WHAT YOU SHOULD DO
Count the lines below that contain the word "this" and give only that number.

ENTRIES PROVIDED

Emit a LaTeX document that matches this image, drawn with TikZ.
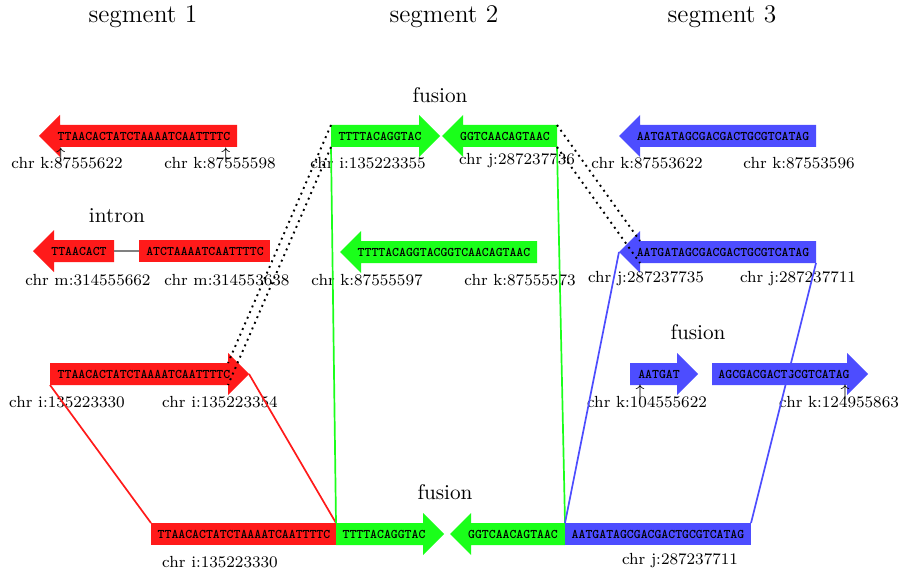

* * *

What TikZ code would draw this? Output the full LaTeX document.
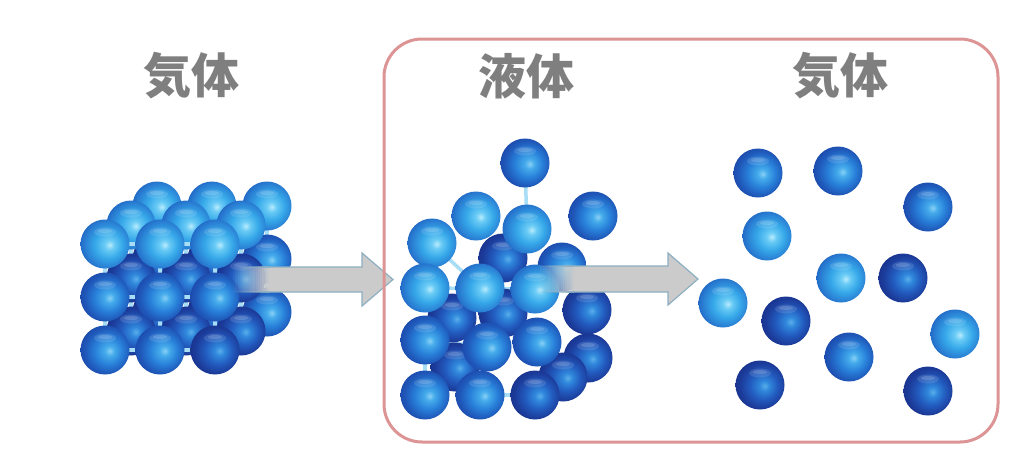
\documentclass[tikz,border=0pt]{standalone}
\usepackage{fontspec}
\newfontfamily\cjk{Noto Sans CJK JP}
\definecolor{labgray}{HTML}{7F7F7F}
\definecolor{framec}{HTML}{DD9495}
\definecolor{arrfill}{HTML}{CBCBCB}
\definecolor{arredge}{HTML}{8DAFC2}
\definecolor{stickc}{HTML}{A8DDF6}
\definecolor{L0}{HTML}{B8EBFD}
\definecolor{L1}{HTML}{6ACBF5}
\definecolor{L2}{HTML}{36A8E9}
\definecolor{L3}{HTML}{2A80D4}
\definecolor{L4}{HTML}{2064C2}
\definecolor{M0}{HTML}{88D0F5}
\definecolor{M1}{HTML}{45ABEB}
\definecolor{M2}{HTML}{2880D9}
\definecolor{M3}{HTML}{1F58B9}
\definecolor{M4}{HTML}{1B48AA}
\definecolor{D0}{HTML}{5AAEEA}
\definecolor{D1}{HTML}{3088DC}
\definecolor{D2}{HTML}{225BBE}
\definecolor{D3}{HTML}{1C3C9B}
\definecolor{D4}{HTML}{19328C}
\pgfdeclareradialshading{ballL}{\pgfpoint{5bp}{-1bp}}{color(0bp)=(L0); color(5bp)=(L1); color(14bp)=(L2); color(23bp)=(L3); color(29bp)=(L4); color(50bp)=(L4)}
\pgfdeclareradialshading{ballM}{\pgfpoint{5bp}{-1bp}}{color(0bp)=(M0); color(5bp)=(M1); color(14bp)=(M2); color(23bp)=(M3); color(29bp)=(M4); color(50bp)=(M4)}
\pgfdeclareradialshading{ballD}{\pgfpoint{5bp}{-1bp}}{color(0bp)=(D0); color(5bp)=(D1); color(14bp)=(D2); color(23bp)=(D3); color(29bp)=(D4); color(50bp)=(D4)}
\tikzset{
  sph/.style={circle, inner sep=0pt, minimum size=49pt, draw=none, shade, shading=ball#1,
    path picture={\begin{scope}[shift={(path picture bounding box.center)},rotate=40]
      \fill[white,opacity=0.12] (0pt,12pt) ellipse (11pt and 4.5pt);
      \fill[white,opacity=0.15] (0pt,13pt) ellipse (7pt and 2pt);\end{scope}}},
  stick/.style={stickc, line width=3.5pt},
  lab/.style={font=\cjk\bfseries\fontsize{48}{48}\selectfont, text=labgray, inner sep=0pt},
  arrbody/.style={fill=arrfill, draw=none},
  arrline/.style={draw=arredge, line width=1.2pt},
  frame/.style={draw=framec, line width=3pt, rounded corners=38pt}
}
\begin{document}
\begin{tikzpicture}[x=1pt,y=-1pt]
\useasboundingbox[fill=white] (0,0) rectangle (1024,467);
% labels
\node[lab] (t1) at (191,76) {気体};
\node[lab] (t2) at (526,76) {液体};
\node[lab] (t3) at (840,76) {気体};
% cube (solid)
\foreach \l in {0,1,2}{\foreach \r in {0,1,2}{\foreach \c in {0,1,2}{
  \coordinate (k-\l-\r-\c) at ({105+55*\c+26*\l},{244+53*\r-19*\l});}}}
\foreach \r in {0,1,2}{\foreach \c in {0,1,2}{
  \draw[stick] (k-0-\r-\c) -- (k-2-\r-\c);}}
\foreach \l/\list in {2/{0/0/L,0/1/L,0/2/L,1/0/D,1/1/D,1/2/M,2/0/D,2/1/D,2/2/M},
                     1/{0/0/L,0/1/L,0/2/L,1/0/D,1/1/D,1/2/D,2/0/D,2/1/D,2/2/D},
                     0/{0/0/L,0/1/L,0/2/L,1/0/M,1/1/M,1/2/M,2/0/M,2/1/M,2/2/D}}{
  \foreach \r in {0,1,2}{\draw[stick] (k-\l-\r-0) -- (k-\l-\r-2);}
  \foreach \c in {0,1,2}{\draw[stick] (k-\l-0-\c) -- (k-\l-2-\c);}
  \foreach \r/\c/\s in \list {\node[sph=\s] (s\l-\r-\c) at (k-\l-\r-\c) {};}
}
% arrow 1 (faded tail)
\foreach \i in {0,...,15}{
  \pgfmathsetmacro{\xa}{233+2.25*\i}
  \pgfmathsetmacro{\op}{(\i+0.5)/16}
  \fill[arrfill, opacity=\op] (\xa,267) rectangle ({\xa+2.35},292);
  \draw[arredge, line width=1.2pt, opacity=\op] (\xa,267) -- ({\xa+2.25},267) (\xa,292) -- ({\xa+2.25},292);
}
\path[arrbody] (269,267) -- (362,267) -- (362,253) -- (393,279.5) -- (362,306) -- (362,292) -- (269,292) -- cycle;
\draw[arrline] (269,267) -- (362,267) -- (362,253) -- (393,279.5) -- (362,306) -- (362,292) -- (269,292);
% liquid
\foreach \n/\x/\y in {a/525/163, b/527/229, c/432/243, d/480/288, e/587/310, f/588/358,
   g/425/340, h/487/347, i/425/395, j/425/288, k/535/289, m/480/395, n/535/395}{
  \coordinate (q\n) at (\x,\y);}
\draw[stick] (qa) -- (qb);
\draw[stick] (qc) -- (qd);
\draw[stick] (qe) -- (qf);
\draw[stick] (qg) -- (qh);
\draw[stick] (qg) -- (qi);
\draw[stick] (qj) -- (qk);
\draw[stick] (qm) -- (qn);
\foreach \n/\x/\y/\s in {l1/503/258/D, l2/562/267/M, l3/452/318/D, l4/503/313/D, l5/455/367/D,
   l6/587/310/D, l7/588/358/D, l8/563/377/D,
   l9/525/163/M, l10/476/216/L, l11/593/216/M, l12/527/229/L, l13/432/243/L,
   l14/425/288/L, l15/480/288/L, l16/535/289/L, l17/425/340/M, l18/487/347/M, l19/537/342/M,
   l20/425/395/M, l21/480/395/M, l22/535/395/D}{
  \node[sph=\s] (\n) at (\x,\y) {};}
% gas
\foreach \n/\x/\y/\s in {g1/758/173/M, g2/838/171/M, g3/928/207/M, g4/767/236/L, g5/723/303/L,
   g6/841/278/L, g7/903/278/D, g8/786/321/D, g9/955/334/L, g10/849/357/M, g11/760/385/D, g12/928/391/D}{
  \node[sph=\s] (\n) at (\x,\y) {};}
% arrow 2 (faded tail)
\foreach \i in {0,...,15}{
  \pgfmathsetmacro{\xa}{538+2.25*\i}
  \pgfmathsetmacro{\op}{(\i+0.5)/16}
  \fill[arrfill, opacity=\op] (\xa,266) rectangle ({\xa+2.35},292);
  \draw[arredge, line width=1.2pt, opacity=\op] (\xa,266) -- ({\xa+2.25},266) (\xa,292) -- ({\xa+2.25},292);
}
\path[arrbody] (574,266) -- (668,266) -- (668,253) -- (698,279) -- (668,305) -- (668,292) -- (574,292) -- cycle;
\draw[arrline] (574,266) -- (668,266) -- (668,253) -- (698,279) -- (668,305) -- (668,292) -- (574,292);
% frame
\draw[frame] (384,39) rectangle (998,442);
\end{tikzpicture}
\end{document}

ANSWER TO THE TASK
2